>>>>>

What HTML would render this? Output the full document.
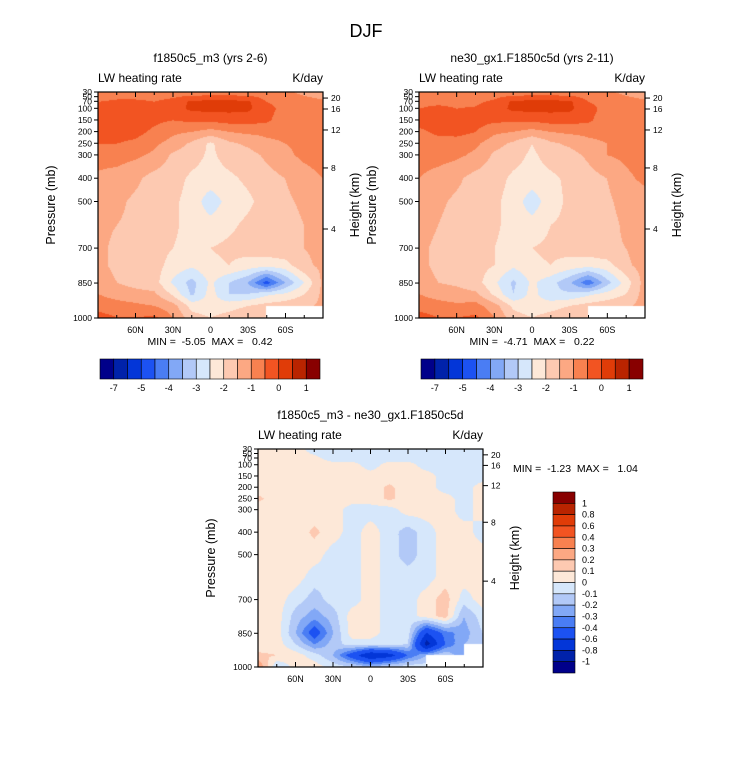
<!DOCTYPE html>
<html><head><meta charset="utf-8"><style>
body{margin:0;background:#fff;width:733px;height:772px;position:relative;overflow:hidden;font-family:"Liberation Sans",sans-serif}
canvas{position:absolute}
svg{position:absolute;left:0;top:0}
text{white-space:pre}
</style></head><body>
<canvas id="c0" width="225" height="226" style="left:98px;top:92px"></canvas>
<canvas id="c1" width="226" height="226" style="left:419px;top:92px"></canvas>
<canvas id="c2" width="225" height="218" style="left:258px;top:449px"></canvas>
<svg id="s" width="733" height="772"></svg>
<script>
const lats=[90,75,60,45,30,15,0,-15,-30,-45,-60,-75,-90];
const pres=[30,70,100,150,200,250,300,400,500,600,700,775,850,900,950,1000];
const N=NaN;
const fieldA=[
[-0.9,-0.8,-0.8,-0.8,-0.8,-0.8,-0.8,-0.8,-0.8,-0.8,-0.9,-1.1,-1.3],
[-0.5,-0.4,-0.4,-0.5,-0.3,0.1,0.15,0.15,0.1,-0.5,-0.7,-0.8,-0.9],
[-0.3,-0.3,-0.35,-0.4,-0.2,0.1,0.15,0.15,0.1,-0.3,-0.7,-0.8,-0.9],
[-0.2,-0.2,-0.3,-0.4,-0.5,-0.4,-0.4,-0.3,-0.3,-0.4,-0.8,-0.8,-0.9],
[-0.3,-0.3,-0.35,-0.6,-0.9,-1.0,-1.2,-1.0,-0.9,-0.9,-0.9,-0.9,-0.9],
[-0.5,-0.5,-0.6,-0.9,-1.2,-1.6,-2.1,-1.6,-1.4,-1.1,-1.0,-0.9,-0.9],
[-0.8,-0.8,-0.9,-1.1,-1.6,-1.8,-2.1,-1.8,-1.7,-1.4,-1.1,-0.9,-0.8],
[-1.1,-1.2,-1.4,-1.7,-1.8,-2.1,-2.2,-2.1,-1.9,-1.7,-1.5,-1.2,-1.0],
[-1.3,-1.4,-1.6,-1.7,-1.9,-2.2,-2.8,-2.3,-2.1,-1.8,-1.6,-1.4,-1.3],
[-1.4,-1.5,-1.6,-1.8,-1.9,-2.2,-2.3,-2.1,-1.9,-1.8,-1.7,-1.5,-1.4],
[-1.4,-1.6,-1.7,-1.8,-2.0,-2.2,-2.0,-1.9,-1.8,-1.7,-1.6,-1.5,-1.4],
[-1.4,-1.6,-1.7,-1.8,-2.2,-2.4,-2.1,-2.0,-2.2,-2.3,-2.2,-1.6,-1.4],
[-1.3,-1.5,-1.7,-1.8,-2.6,-3.2,-2.4,-3.0,-3.5,-4.8,-3.5,-2.5,-1.4],
[-1.0,-1.2,-1.3,-1.4,-2.1,-3.1,-2.3,-3.0,-3.0,-2.6,-2.4,-2.0,-1.4],
[-0.7,-0.8,-0.9,-1.0,-1.3,-2.2,-2.3,-2.2,-2.0,-1.8,-1.7,-1.6,-1.4],
[-0.3,-0.5,-0.5,-0.4,-1.0,-1.8,-2.0,-1.8,-1.6,-1.5,N,N,-1.4]];
const fieldB=[
[-0.9,-0.8,-0.8,-0.8,-0.8,-0.8,-0.8,-0.8,-0.8,-0.8,-0.9,-1.1,-1.3],
[-0.6,-0.6,-0.6,-0.6,-0.4,0.1,0.15,0.15,0.1,-0.5,-0.7,-0.8,-0.9],
[-0.5,-0.4,-0.5,-0.45,-0.2,0.1,0.15,0.15,0.1,-0.3,-0.7,-0.8,-0.9],
[-0.3,-0.3,-0.3,-0.3,-0.4,-0.4,-0.4,-0.3,-0.3,-0.4,-0.8,-0.8,-0.9],
[-0.6,-0.4,-0.3,-0.5,-0.9,-1.0,-1.2,-1.0,-0.9,-0.9,-0.9,-0.9,-0.9],
[-0.7,-0.7,-0.8,-0.9,-1.3,-1.6,-2.0,-1.6,-1.4,-1.1,-1.0,-0.9,-0.9],
[-0.8,-0.8,-0.9,-1.1,-1.6,-1.8,-2.1,-1.8,-1.7,-1.4,-1.0,-0.9,-0.8],
[-1.0,-1.2,-1.4,-1.7,-1.8,-2.1,-2.2,-2.1,-1.9,-1.7,-1.5,-1.1,-0.9],
[-1.2,-1.4,-1.6,-1.7,-1.9,-2.2,-2.8,-2.2,-1.9,-1.8,-1.6,-1.3,-1.2],
[-1.3,-1.5,-1.7,-1.8,-1.9,-2.2,-2.3,-2.0,-1.9,-1.8,-1.7,-1.4,-1.3],
[-1.4,-1.6,-1.7,-1.8,-2.0,-2.2,-2.0,-1.9,-1.8,-1.7,-1.6,-1.5,-1.3],
[-1.4,-1.6,-1.7,-1.8,-2.0,-2.4,-2.1,-2.0,-2.2,-2.3,-2.2,-1.6,-1.3],
[-1.3,-1.5,-1.6,-1.8,-2.4,-3.1,-2.4,-2.8,-3.4,-4.4,-3.2,-2.3,-1.3],
[-1.0,-1.2,-1.3,-1.4,-2.1,-3.0,-2.3,-2.9,-2.9,-2.6,-2.3,-2.0,-1.3],
[-0.7,-0.8,-0.9,-0.8,-1.3,-2.1,-2.3,-2.2,-2.0,-1.8,-1.7,-1.6,-1.3],
[-0.3,-0.5,-0.5,-0.4,-1.0,-1.8,-2.0,-1.8,-1.6,-1.5,N,N,-1.3]];
const fieldD=[
[0.05,0.05,0.05,-0.05,-0.05,-0.05,-0.05,-0.05,-0.05,-0.05,-0.05,-0.05,-0.05],
[0.05,0.05,0.05,0.03,-0.05,-0.05,-0.05,-0.05,-0.05,-0.05,-0.05,-0.05,-0.05],
[0.05,0.05,0.05,0.05,0.05,0.05,-0.05,0.05,0.05,-0.05,-0.05,-0.05,-0.05],
[0.05,0.05,0.05,0.05,0.05,0.05,0.05,0.05,0.05,0.05,-0.05,-0.05,-0.05],
[0.05,0.05,0.05,0.05,0.05,0.05,0.05,0.12,0.05,0.05,-0.05,-0.05,0.05],
[0.12,0.05,0.05,0.05,0.05,0.05,0.05,0.12,0.05,0.05,0.05,-0.05,0.05],
[0.05,0.05,0.05,0.05,0.05,-0.05,-0.05,-0.05,0.05,0.05,0.05,-0.05,0.05],
[0.05,0.05,0.05,0.12,0.05,-0.05,0.05,-0.05,-0.15,-0.05,0.05,0.05,-0.05],
[0.05,0.05,0.05,0.05,-0.05,-0.05,0.05,-0.05,-0.15,-0.05,0.05,0.05,0.05],
[0.05,0.05,0.05,-0.05,-0.05,-0.05,0.05,-0.05,-0.05,-0.05,0.05,0.05,0.05],
[0.05,0.05,-0.05,-0.15,-0.05,-0.05,0.05,-0.05,-0.05,0.05,0.15,-0.05,0.05],
[0.05,0.05,-0.15,-0.25,-0.15,0.05,0.05,-0.05,-0.05,0.05,0.15,-0.2,-0.05],
[0.05,0.05,-0.2,-0.5,-0.2,0.05,0.05,-0.05,-0.05,-0.6,-0.35,-0.25,-0.1],
[0.05,0.05,-0.1,-0.3,-0.15,-0.05,-0.05,-0.05,-0.1,-0.9,-0.4,-0.2,-0.15],
[0.12,0.1,0.05,-0.05,-0.2,-0.5,-0.8,-0.7,-0.4,-0.2,-0.1,-0.3,N],
[0.3,-0.1,0.05,0.05,-0.05,-0.1,-0.2,-0.1,-0.05,-0.05,N,N,N]];
const levelsTop=[-7,-6,-5,-4.5,-4,-3.5,-3,-2.5,-2,-1.5,-1,-0.5,0,0.5,1];
const levelsDiff=[-1,-0.8,-0.6,-0.4,-0.3,-0.2,-0.1,0,0.1,0.2,0.3,0.4,0.6,0.8,1];
const topLabels=["-7","-5","-4","-3","-2","-1","0","1"];
const diffLabels=["1","0.8","0.6","0.4","0.3","0.2","0.1","0","-0.1","-0.2","-0.3","-0.4","-0.6","-0.8","-1"];
const pTicks=[30,50,70,100,150,200,250,300,400,500,700,850,1000];
const hTickLabels=["20","16","12","8","4"];
const hTickP=[56,103,193,356,618];
const latTicks=[60,30,0,-30,-60];
const latLabels=["60N","30N","0","30S","60S"];
const colors=["#00008a","#0022aa","#0336d8","#1c52f2","#4a7df4","#82a8f6","#b2c9f7","#d6e7fb","#fde8d8","#fdc9b1","#fca883","#f88150","#f25422","#e03c08","#b92400","#880000"];

function lvl(v,levels){let i=0;while(i<levels.length&&v>=levels[i])i++;return i;}
function render(id,field,levels,W,H){
  const c=document.getElementById(id),ctx=c.getContext('2d'),img=ctx.createImageData(W,H);
  for(let y=0;y<H;y++){
    const p=30+y/(H-1)*970;
    let r=0;while(r<pres.length-2&&p>pres[r+1])r++;
    const ty=(p-pres[r])/(pres[r+1]-pres[r]);
    for(let x=0;x<W;x++){
      const lat=90-x/(W-1)*180;
      let cI=Math.min(11,Math.floor((90-lat)/15));const tx=((90-lat)-cI*15)/15;
      const a=field[r][cI],b=field[r][cI+1],d=field[r+1][cI],e=field[r+1][cI+1];
      const v=(a*(1-tx)+b*tx)*(1-ty)+(d*(1-tx)+e*tx)*ty;
      const k=(y*W+x)*4;
      if(isNaN(v)){img.data[k]=img.data[k+1]=img.data[k+2]=255;img.data[k+3]=255;continue;}
      const col=colors[lvl(v,levels)];
      img.data[k]=parseInt(col.substr(1,2),16);img.data[k+1]=parseInt(col.substr(3,2),16);img.data[k+2]=parseInt(col.substr(5,2),16);img.data[k+3]=255;
    }
  }
  ctx.putImageData(img,0,0);
}
render('c0',fieldA,levelsTop,225,226);
render('c1',fieldB,levelsTop,226,226);
render('c2',fieldD,levelsDiff,225,218);

const S=document.getElementById('s');const NS='http://www.w3.org/2000/svg';
function el(t,at,txt){const e=document.createElementNS(NS,t);for(const k in at)e.setAttribute(k,at[k]);if(txt!==undefined)e.textContent=txt;S.appendChild(e);return e;}
function txt(x,y,s,size,anchor,name,extra){const e=el('text',Object.assign({x:x,y:y,'font-size':size,'text-anchor':anchor||'middle',fill:'#000'},extra||{}),s);

return e;}
txt(366,37,'DJF',18,'middle','main-title');
function panel(x0,y0,W,H,title,tag){
  const sy=p=>y0+(p-30)/970*H, sx=l=>x0+(90-l)/180*W;
  txt(x0+W/2,y0-30,title,12,'middle',tag+'-title');
  txt(x0,y0-10,'LW heating rate',12,'start',tag+'-variable-label');
  txt(x0+W,y0-10,'K/day',12,'end',tag+'-units-label');
  const fr=el('rect',{x:x0,y:y0,width:W,height:H,fill:'none',stroke:'#000','stroke-width':1.2});
  
  
  pTicks.forEach(p=>{el('line',{x1:x0-4,x2:x0,y1:sy(p),y2:sy(p),stroke:'#000'});
    txt(x0-6,sy(p)+3,String(p),8.5,'end',tag+'-pressure-tick');});
  hTickP.forEach((p,i)=>{el('line',{x1:x0+W,x2:x0+W+5,y1:sy(p),y2:sy(p),stroke:'#000'});
    txt(x0+W+8,sy(p)+3,hTickLabels[i],8.5,'start',tag+'-height-tick');});
  for(let l=-75;l<=75;l+=15){const maj=l%30===0;
    el('line',{x1:sx(l),x2:sx(l),y1:y0+H,y2:y0+H-(maj?5:3),stroke:'#000'});
    el('line',{x1:sx(l),x2:sx(l),y1:y0,y2:y0+(maj?5:3),stroke:'#000'});}
  latTicks.forEach((l,i)=>txt(sx(l),y0+H+15,latLabels[i],9,'middle',tag+'-lat-tick'));
  txt(0,0,'Pressure (mb)',12.5,'middle',tag+'-y-axis-title',{transform:`translate(${x0-43},${y0+H/2}) rotate(-90)`});
  txt(0,0,'Height (km)',12.5,'middle',tag+'-right-axis-title',{transform:`translate(${x0+W+36},${y0+H/2}) rotate(-90)`});
}
panel(98,92,225,226,'f1850c5_m3 (yrs 2-6)','panel-1');
panel(419,92,226,226,'ne30_gx1.F1850c5d (yrs 2-11)','panel-2');
panel(258,449,225,218,'f1850c5_m3 - ne30_gx1.F1850c5d','panel-diff');
txt(210,345,'MIN =  -5.05  MAX =   0.42',10.5,'middle','min-max-1');
txt(532,345,'MIN =  -4.71  MAX =   0.22',10.5,'middle','min-max-2');
txt(513,472,'MIN =  -1.23  MAX =   1.04',10.5,'start','min-max-diff');
function hbar(x0,y0,W,H,tag){const bw=W/16;
  colors.forEach((c,i)=>{const r=el('rect',{x:x0+i*bw,y:y0,width:bw,height:H,fill:c,stroke:'#000','stroke-width':0.6});
  
  });
  topLabels.forEach((s,j)=>txt(x0+(2*j+1)*bw,y0+H+12,s,9,'middle',tag+'-label'));}
hbar(100,359,220,20,'colorbar-1');hbar(421,359,222,20,'colorbar-2');
const bh=181/16;
colors.slice().reverse().forEach((c,i)=>{const r=el('rect',{x:553,y:492+i*bh,width:22,height:bh,fill:c,stroke:'#000','stroke-width':0.6});

});
diffLabels.forEach((s,i)=>txt(582,492+(i+1)*bh+3,s,9,'start','colorbar-diff-label'));
</script>
</body></html>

<<<<<

YOUR INSTRUCTIONS
Which lines in the listing above hold the word "render"? Show each of them.

TASK SOLUTION
What HTML would render this? Output the full document.
function render(id,field,levels,W,H){
render('c0',fieldA,levelsTop,225,226);
render('c1',fieldB,levelsTop,226,226);
render('c2',fieldD,levelsDiff,225,218);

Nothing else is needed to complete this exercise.